The first act was pure drama, and rightly so, Kochetkova’s technique unostentatious–even her fleet jumps seemed an expression of Giselle’s irrepressible joy in dancing, not feats for their own sake. Surprisingly, Kochetkova does not have a huge arabesque penchee to dazzle us with, but in the second act, she called on that buoyant jump again, a benevolent wisp in the air on that series of changements with one foot in coupe. Meanwhile, Boada was in good form with beautiful feet and a stretch that reaches well beyond his small proportions. He was an extravagantly penitent Albrecht, replacing the fluttering beaten jumps that so pierced the heart in Tiit Helimets’ interpretation with an odd run of frenzied brisees.
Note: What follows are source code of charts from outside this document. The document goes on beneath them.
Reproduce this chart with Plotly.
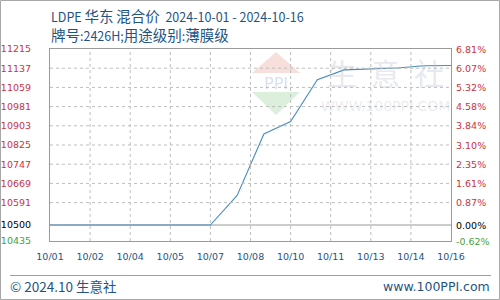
import plotly.graph_objects as go
import pandas as pd

# ---------------- data ----------------
dates = ["2024-10-01", "2024-10-02", "2024-10-03", "2024-10-04", "2024-10-05",
         "2024-10-06", "2024-10-07", "2024-10-08", "2024-10-09", "2024-10-10",
         "2024-10-11", "2024-10-12", "2024-10-13", "2024-10-14", "2024-10-15",
         "2024-10-16"]
prices = [10500, 10500, 10500, 10500, 10500, 10500, 10500, 10620, 10870, 10920,
          11090, 11130, 11134, 11138, 11147, 11148]
y_ticks = [11215, 11137, 11059, 10981, 10903, 10825, 10747, 10669, 10591, 10500, 10435]
base_price = 10500
x_tick_labels = ["10/01", "10/02", "10/04", "10/05", "10/07", "10/08",
                 "10/10", "10/11", "10/13", "10/14", "10/16"]
title_parts_1 = [("LDPE", False), (" ", False), ("华东", True), (" ", False),
                 ("混合价", True), ("  2024-10-01 - 2024-10-16", False)]
title_parts_2 = [("牌号", True), (":2426H;", False), ("用途级别", True),
                 (":", False), ("薄膜级", True)]
footer_left = "© 2024.10 生意社"
footer_right = "www.100PPI.com"

# ---------------- layout geometry ----------------
W, H = 500, 300
L, R, T, B = 50, 451, 49, 241
PW, PH = R - L, B - T


def px(x):
    return (x - L) / PW


def py(y):
    return (B - y) / PH


RED, GREEN, BLACK = "#cc3340", "#3f9f3f", "#000000"
BLUE_TXT = "#1f5482"
NUMFONT = "DejaVu Sans"
CJK = "Noto Sans CJK SC"


def tick_color(v):
    if v == base_price:
        return BLACK
    if v < base_price:
        return GREEN
    return RED


def mixed(parts, cjk_size):
    out = []
    for txt, is_cjk in parts:
        if is_cjk:
            out.append(f'<span style="font-size:{cjk_size}px">{txt}</span>')
        else:
            out.append(txt)
    return "".join(out)


left_text = [f'<span style="color:{tick_color(v)}">{v}</span>' for v in y_ticks]

start = pd.Timestamp(dates[0])
end = pd.Timestamp(dates[-1])
step = (end - start) / (len(x_tick_labels) - 1)
x_tick_vals = [start + i * step for i in range(len(x_tick_labels))]

fig = go.Figure()
fig.add_trace(go.Scatter(x=dates, y=prices, mode="lines",
                         line=dict(color="#4a8cbc", width=1.1),
                         hoverinfo="skip", showlegend=False))

yrange = [min(y_ticks), max(y_ticks)]
GRID = "#bdbdbd"

fig.update_layout(
    width=W, height=H,
    margin=dict(l=L, r=W - R, t=T, b=H - B, pad=0, autoexpand=False),
    paper_bgcolor="white", plot_bgcolor="white",
    font=dict(family=NUMFONT, size=10, color=RED),
    xaxis=dict(type="date", range=[start, end], tickvals=x_tick_vals,
               ticktext=x_tick_labels, showgrid=False,
               showline=True, mirror=True,
               linecolor="#9a9a9a", linewidth=1, ticks="", ticklabelstandoff=7,
               tickfont=dict(family=NUMFONT, size=9.5, color=BLUE_TXT),
               zeroline=False, fixedrange=True, automargin=False),
    yaxis=dict(range=yrange, tickvals=y_ticks, ticktext=left_text,
               showgrid=False,
               showline=True, mirror=True,
               linecolor="#9a9a9a", linewidth=1,
               ticks="", ticklabelstandoff=16,
               tickfont=dict(family=NUMFONT, size=9.5, color=RED),
               zeroline=False, fixedrange=True, automargin=False),
    showlegend=False,
)

shapes = []
# grid lines at the tick positions, drawn on top so they are not hidden
for v in y_ticks:
    if v in (base_price, min(y_ticks), max(y_ticks)):
        continue
    shapes.append(dict(type="line", xref="paper", yref="y", x0=0, x1=1, y0=v, y1=v,
                       line=dict(color=GRID, width=1, dash="dot"), layer="above"))
for xv in x_tick_vals[1:-1]:
    shapes.append(dict(type="line", xref="x", yref="paper", x0=xv, x1=xv, y0=0, y1=1,
                       line=dict(color=GRID, width=1, dash="dot"), layer="above"))
# baseline at base price
shapes.append(dict(type="line", xref="paper", yref="y", x0=0, x1=1,
                   y0=base_price, y1=base_price,
                   line=dict(color="#9a9a9a", width=1), layer="below"))
# watermark logo (diamond)
shapes.append(dict(type="path", xref="paper", yref="paper", layer="below",
                   path=f"M {px(276)} {py(52)} L {px(300)} {py(73)} L {px(252)} {py(73)} Z",
                   fillcolor="rgba(230,150,140,0.3)", line=dict(width=0)))
shapes.append(dict(type="path", xref="paper", yref="paper", layer="below",
                   path=f"M {px(252)} {py(92)} L {px(300)} {py(92)} L {px(276)} {py(115)} Z",
                   fillcolor="rgba(140,200,140,0.3)", line=dict(width=0)))
# footer separator
shapes.append(dict(type="line", xref="paper", yref="paper",
                   x0=px(10), x1=px(491), y0=py(275.5), y1=py(275.5),
                   line=dict(color="#a0a0a0", width=1)))
# outer border
shapes.append(dict(type="rect", xref="paper", yref="paper",
                   x0=px(0.5), x1=px(499.5), y0=py(0.5), y1=py(299.5),
                   line=dict(color="#a8a8a8", width=1)))
fig.update_layout(shapes=shapes)

ann = []
# right-hand percentage axis labels
for v in y_ticks:
    pct = (v - base_price) / base_price * 100
    ann.append(dict(text=f"{pct:.2f}%", x=px(R + 3), y=v, xref="paper", yref="y",
                    xanchor="left", yanchor="middle", showarrow=False,
                    font=dict(family=NUMFONT, size=9.5, color=tick_color(v))))
ann.append(dict(text=mixed(title_parts_1, 14.5), x=px(49), y=py(15), xref="paper", yref="paper",
                xanchor="left", yanchor="middle", showarrow=False,
                font=dict(family=CJK, size=12.5, color=BLUE_TXT)))
ann.append(dict(text=mixed(title_parts_2, 14.5), x=px(49), y=py(34), xref="paper", yref="paper",
                xanchor="left", yanchor="middle", showarrow=False,
                font=dict(family=CJK, size=12.5, color=BLUE_TXT)))
ann.append(dict(text=footer_left, x=px(8), y=py(286), xref="paper", yref="paper",
                xanchor="left", yanchor="middle", showarrow=False,
                font=dict(family=CJK, size=13.5, color=BLUE_TXT)))
ann.append(dict(text=footer_right, x=px(492), y=py(286), xref="paper", yref="paper",
                xanchor="right", yanchor="middle", showarrow=False,
                font=dict(family="DejaVu Sans", size=12.5, color=BLUE_TXT)))
# watermark texts
ann.append(dict(text="PPI", x=px(276), y=py(83), xref="paper", yref="paper",
                xanchor="center", yanchor="middle", showarrow=False,
                font=dict(family="DejaVu Sans", size=16, color="rgba(120,150,200,0.3)")))
ann.append(dict(text="生  意  社", x=px(385), y=py(72), xref="paper", yref="paper",
                xanchor="center", yanchor="middle", showarrow=False,
                font=dict(family=CJK, size=30, color="rgba(170,180,195,0.3)")))
ann.append(dict(text="WWW.100PPI.COM", x=px(385), y=py(106), xref="paper", yref="paper",
                xanchor="center", yanchor="middle", showarrow=False,
                font=dict(family="DejaVu Sans", size=14, color="rgba(170,180,195,0.25)")))
fig.update_layout(annotations=ann)

fig.write_html("out.html")
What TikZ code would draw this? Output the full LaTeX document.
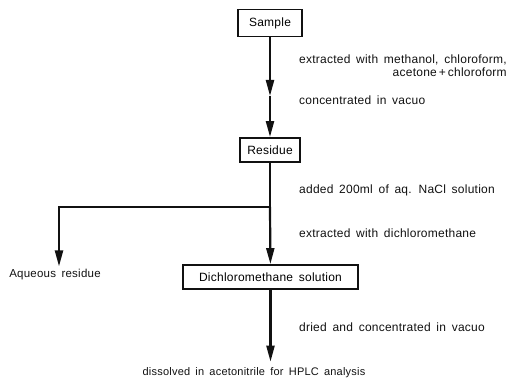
\documentclass[tikz,border=0pt]{standalone}
\usepackage{fontspec}
\setmainfont[WordSpace=1.6,LetterSpace=2]{Liberation Sans}
\usepackage{tikz}
\usetikzlibrary{arrows.meta,positioning}
\definecolor{inkc}{HTML}{111111}
\tikzset{
  ar/.style={-{Triangle[length=16pt,width=8pt]},line width=2.2pt,inkc},
  ln/.style={line width=2.2pt,inkc},
  box/.style={draw=inkc,line width=1.9pt,minimum height=24pt,inner sep=3pt,font=\fontsize{12}{14}\selectfont},
  txt/.style={inner sep=0pt,font=\fontsize{12}{13}\selectfont,text=inkc}
}
\begin{document}
\begin{tikzpicture}[x=1pt,y=-1pt]
\useasboundingbox (0,0) rectangle (517,379);
\node[box,minimum width=64pt,minimum height=27pt] (smp) at (270,23) {Sample};
\node[box,minimum width=60pt] (res) at (270,150) {Residue};
\node[box,minimum width=175pt] (dcm) at (270.5,277) {Dichloromethane solution};
\node[txt,font=\fontsize{11.5}{13}\selectfont] (aq) at (55,275) {Aqueous residue};
\node[txt,font=\fontsize{11}{13}\selectfont] (diss) at (254,373) {dissolved in acetonitrile for HPLC analysis};
\node[txt,anchor=west,align=right] (t1) at (299,66) {extracted with methanol, chloroform,\\acetone\,+\,chloroform};
\node[txt,anchor=west] (t2) at (299,100) {concentrated in vacuo};
\node[txt,anchor=west] (t3) at (299,190) {added 200ml of aq. NaCl solution};
\node[txt,anchor=west] (t4) at (299,233) {extracted with dichloromethane};
\node[txt,anchor=west] (t5) at (299,327) {dried and concentrated in vacuo};
\coordinate (m1) at (270,96);
\coordinate (jn) at (270,207);
\coordinate (lf) at (59,207);
\draw[ar] (smp) -- (m1);
\draw[ar] (m1) -- (res);
\draw[ln] (res) -- (jn);
\draw[ar] (jn) -- (dcm);
\draw[ar,shorten >=3pt] (jn) -- (lf) -- (lf |- aq.north);
\draw[ar,shorten >=6pt] (dcm) -- (dcm.south |- diss.north);
\end{tikzpicture}
\end{document}
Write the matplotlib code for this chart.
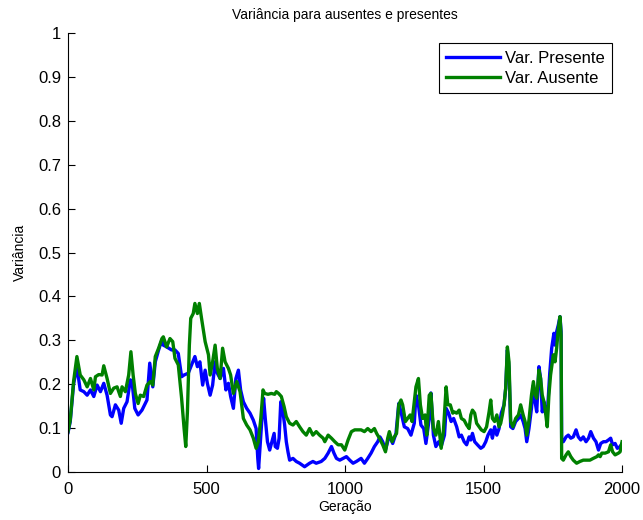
import matplotlib
matplotlib.use("Agg")
import matplotlib.pyplot as plt

plt.rcParams['font.family'] = ['Liberation Sans', 'DejaVu Sans']

# Var. Presente
gen_pres = [0, 8, 20, 32, 44, 57, 69, 81, 93, 105, 117, 129, 141, 153, 159, 171, 183, 192, 201, 213,
            225, 231, 241, 253, 267, 285, 295, 306, 315, 327, 339, 344, 356, 374, 386, 398, 410, 419, 434, 446,
            458, 467, 476, 486, 495, 503, 513, 522, 531, 539, 549, 561, 570, 579, 587, 597, 606, 615, 623, 633,
            645, 657, 669, 679, 685, 688, 692, 700, 706, 712, 720, 728, 736, 744, 748, 756, 762, 768, 774, 782,
            788, 794, 800, 812, 824, 836, 854, 872, 884, 896, 914, 927, 939, 951, 960, 969, 981, 993, 1005, 1017,
            1029, 1041, 1058, 1070, 1082, 1094, 1106, 1118, 1126, 1136, 1146, 1154, 1160, 1172, 1184, 1194, 1202, 1214, 1226, 1238,
            1250, 1256, 1265, 1274, 1284, 1292, 1304, 1310, 1319, 1328, 1338, 1347, 1359, 1365, 1374, 1383, 1392, 1403, 1412, 1420,
            1430, 1439, 1448, 1454, 1460, 1468, 1478, 1490, 1499, 1508, 1516, 1526, 1532, 1540, 1548, 1556, 1564, 1574, 1580, 1586,
            1592, 1598, 1606, 1616, 1626, 1634, 1643, 1650, 1656, 1664, 1673, 1680, 1686, 1692, 1700, 1706, 1712, 1718, 1724, 1730,
            1739, 1746, 1754, 1758, 1764, 1770, 1776, 1780, 1782, 1788, 1798, 1806, 1815, 1824, 1834, 1842, 1851, 1860, 1870, 1879,
            1887, 1897, 1906, 1915, 1923, 1933, 1942, 1951, 1959, 1966, 1975, 1983, 1993, 2000]
var_pres = [0.090, 0.115, 0.200, 0.240, 0.187, 0.183, 0.175, 0.187, 0.172, 0.198, 0.183, 0.202, 0.175, 0.130, 0.126, 0.153, 0.141, 0.111, 0.145, 0.160,
            0.210, 0.206, 0.145, 0.130, 0.141, 0.164, 0.248, 0.194, 0.251, 0.278, 0.301, 0.289, 0.285, 0.278, 0.278, 0.270, 0.217, 0.221, 0.225, 0.244,
            0.263, 0.240, 0.251, 0.198, 0.232, 0.202, 0.175, 0.198, 0.251, 0.225, 0.213, 0.236, 0.187, 0.202, 0.172, 0.145, 0.213, 0.232, 0.187, 0.160,
            0.145, 0.134, 0.118, 0.099, 0.031, 0.008, 0.046, 0.122, 0.168, 0.122, 0.069, 0.050, 0.069, 0.088, 0.058, 0.054, 0.077, 0.160, 0.145, 0.107,
            0.069, 0.046, 0.027, 0.031, 0.024, 0.020, 0.012, 0.020, 0.024, 0.020, 0.024, 0.031, 0.043, 0.058, 0.043, 0.031, 0.027, 0.031, 0.035, 0.027,
            0.020, 0.024, 0.031, 0.020, 0.031, 0.043, 0.058, 0.069, 0.080, 0.069, 0.050, 0.069, 0.084, 0.065, 0.088, 0.156, 0.137, 0.103, 0.099, 0.084,
            0.111, 0.175, 0.153, 0.107, 0.099, 0.065, 0.122, 0.180, 0.084, 0.058, 0.069, 0.058, 0.084, 0.145, 0.134, 0.115, 0.122, 0.103, 0.080, 0.084,
            0.069, 0.062, 0.080, 0.073, 0.088, 0.069, 0.062, 0.054, 0.058, 0.069, 0.084, 0.096, 0.077, 0.103, 0.084, 0.099, 0.134, 0.153, 0.191, 0.278,
            0.236, 0.103, 0.099, 0.115, 0.122, 0.130, 0.115, 0.099, 0.069, 0.099, 0.145, 0.198, 0.160, 0.137, 0.240, 0.213, 0.137, 0.160, 0.134, 0.130,
            0.225, 0.282, 0.316, 0.289, 0.320, 0.335, 0.354, 0.320, 0.077, 0.069, 0.080, 0.084, 0.077, 0.080, 0.096, 0.080, 0.073, 0.080, 0.069, 0.077,
            0.092, 0.077, 0.069, 0.050, 0.065, 0.069, 0.069, 0.073, 0.077, 0.062, 0.065, 0.054, 0.058, 0.065]

# Var. Ausente
gen_aus = [0, 8, 20, 32, 44, 57, 69, 81, 93, 99, 111, 123, 129, 141, 153, 165, 177, 189, 195, 207,
           219, 227, 235, 243, 253, 261, 273, 285, 297, 306, 315, 327, 339, 344, 356, 368, 378, 386, 398, 410,
           419, 425, 431, 438, 443, 452, 458, 467, 474, 482, 495, 507, 513, 522, 531, 539, 549, 558, 567, 579,
           587, 597, 609, 621, 633, 645, 657, 669, 679, 687, 696, 704, 710, 722, 734, 746, 752, 760, 770, 780,
           788, 800, 812, 824, 836, 848, 860, 872, 884, 896, 908, 921, 927, 939, 951, 963, 975, 987, 999, 1011,
           1023, 1035, 1058, 1070, 1082, 1094, 1106, 1114, 1124, 1136, 1146, 1154, 1160, 1170, 1178, 1186, 1194, 1202, 1208, 1218,
           1226, 1235, 1242, 1250, 1256, 1265, 1272, 1280, 1289, 1295, 1304, 1310, 1319, 1328, 1337, 1347, 1355, 1365, 1371, 1380,
           1389, 1394, 1403, 1412, 1420, 1430, 1439, 1448, 1454, 1460, 1468, 1475, 1484, 1492, 1502, 1511, 1520, 1526, 1532, 1540,
           1548, 1556, 1562, 1568, 1574, 1580, 1586, 1592, 1598, 1606, 1616, 1626, 1634, 1643, 1650, 1656, 1664, 1673, 1680, 1686,
           1692, 1700, 1706, 1712, 1718, 1724, 1730, 1736, 1742, 1752, 1758, 1764, 1770, 1776, 1780, 1782, 1788, 1798, 1806, 1815,
           1824, 1836, 1848, 1860, 1872, 1884, 1896, 1909, 1915, 1921, 1927, 1939, 1951, 1959, 1966, 1975, 1987, 1993, 2000]
var_aus = [0.092, 0.118, 0.206, 0.263, 0.221, 0.210, 0.194, 0.213, 0.187, 0.217, 0.222, 0.221, 0.242, 0.213, 0.179, 0.191, 0.194, 0.172, 0.194, 0.183,
           0.221, 0.274, 0.221, 0.179, 0.156, 0.175, 0.172, 0.198, 0.206, 0.198, 0.263, 0.282, 0.304, 0.308, 0.285, 0.304, 0.297, 0.259, 0.244, 0.168,
           0.099, 0.058, 0.137, 0.289, 0.350, 0.361, 0.384, 0.361, 0.384, 0.350, 0.297, 0.267, 0.221, 0.251, 0.289, 0.236, 0.213, 0.282, 0.251, 0.236,
           0.221, 0.179, 0.206, 0.183, 0.122, 0.107, 0.096, 0.077, 0.054, 0.069, 0.122, 0.187, 0.179, 0.177, 0.179, 0.177, 0.183, 0.179, 0.172, 0.149,
           0.126, 0.111, 0.107, 0.115, 0.103, 0.092, 0.084, 0.099, 0.084, 0.092, 0.084, 0.077, 0.069, 0.084, 0.077, 0.069, 0.062, 0.062, 0.050, 0.073,
           0.092, 0.096, 0.096, 0.092, 0.099, 0.092, 0.099, 0.088, 0.077, 0.062, 0.046, 0.077, 0.092, 0.069, 0.080, 0.088, 0.153, 0.164, 0.153, 0.115,
           0.122, 0.130, 0.115, 0.160, 0.194, 0.213, 0.153, 0.122, 0.130, 0.084, 0.175, 0.179, 0.099, 0.084, 0.115, 0.054, 0.092, 0.194, 0.153, 0.153,
           0.134, 0.137, 0.134, 0.141, 0.122, 0.118, 0.107, 0.099, 0.130, 0.141, 0.134, 0.111, 0.103, 0.096, 0.092, 0.103, 0.137, 0.164, 0.122, 0.115,
           0.130, 0.103, 0.111, 0.130, 0.153, 0.191, 0.285, 0.251, 0.115, 0.103, 0.122, 0.130, 0.153, 0.130, 0.115, 0.084, 0.118, 0.175, 0.206, 0.175,
           0.168, 0.232, 0.213, 0.175, 0.160, 0.134, 0.103, 0.175, 0.221, 0.267, 0.251, 0.282, 0.327, 0.354, 0.312, 0.031, 0.027, 0.039, 0.046, 0.035,
           0.027, 0.020, 0.024, 0.027, 0.027, 0.027, 0.031, 0.035, 0.039, 0.035, 0.043, 0.043, 0.046, 0.062, 0.046, 0.039, 0.043, 0.046, 0.069]

fig = plt.figure(figsize=(6.43, 5.2), dpi=100)
ax = fig.add_axes([0.1058, 0.0923, 0.8616, 0.8442])

ax.plot(gen_pres, var_pres, color=(0, 0, 1), lw=2.4, label='Var. Presente')
ax.plot(gen_aus, var_aus, color=(0, 0.5, 0), lw=2.4, label='Var. Ausente')

ax.set_xlim(0, 2000)
ax.set_ylim(0, 1)
ax.set_xticks([0, 500, 1000, 1500, 2000])
ax.set_yticks([i / 10 for i in range(11)])
ax.set_yticklabels(['0', '0.1', '0.2', '0.3', '0.4', '0.5', '0.6', '0.7', '0.8', '0.9', '1'])
ax.tick_params(direction='in', length=5, width=0.8, labelsize=12)
ax.tick_params(axis='x', pad=7)
ax.tick_params(axis='y', pad=5)
ax.spines['top'].set_visible(False)
ax.spines['right'].set_visible(False)

ax.set_title('Variância para ausentes e presentes', fontsize=10, pad=10)
ax.set_xlabel('Geração', fontsize=10, labelpad=2)
ax.set_ylabel('Variância', fontsize=10, labelpad=8)

leg = ax.legend(loc='upper right', fontsize=12, fancybox=False, framealpha=1,
                edgecolor='black', handlelength=3.2, borderpad=0.45, labelspacing=0.3,
                handletextpad=0.3, borderaxespad=0.6)
leg.get_frame().set_linewidth(0.8)

fig.savefig('out.png', dpi=100)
The final moments were telling. In Yuan Yuan Tan’s performance, as Giselle sunk back into the grave, Tan lolled her head as though to protest leaving him, almost like Odette in the second act of “Swan Lake.” In Kochetkova’s final moments, she gazed upon Albrecht lovingly, but she did not shake in protest of their separation. She accepted it–and everything: his betrayal of her, his penitence. This was not a tragic final parting, but a bittersweet one. It seemed to me perfectly in character. And it made this performance of “Giselle” one I will never forget.

Kochetkova and Boada will dance “Giselle” again Saturday evening. I’ll be back at the opera house on Friday to see Vanessa Zahorian and Ruben Martin.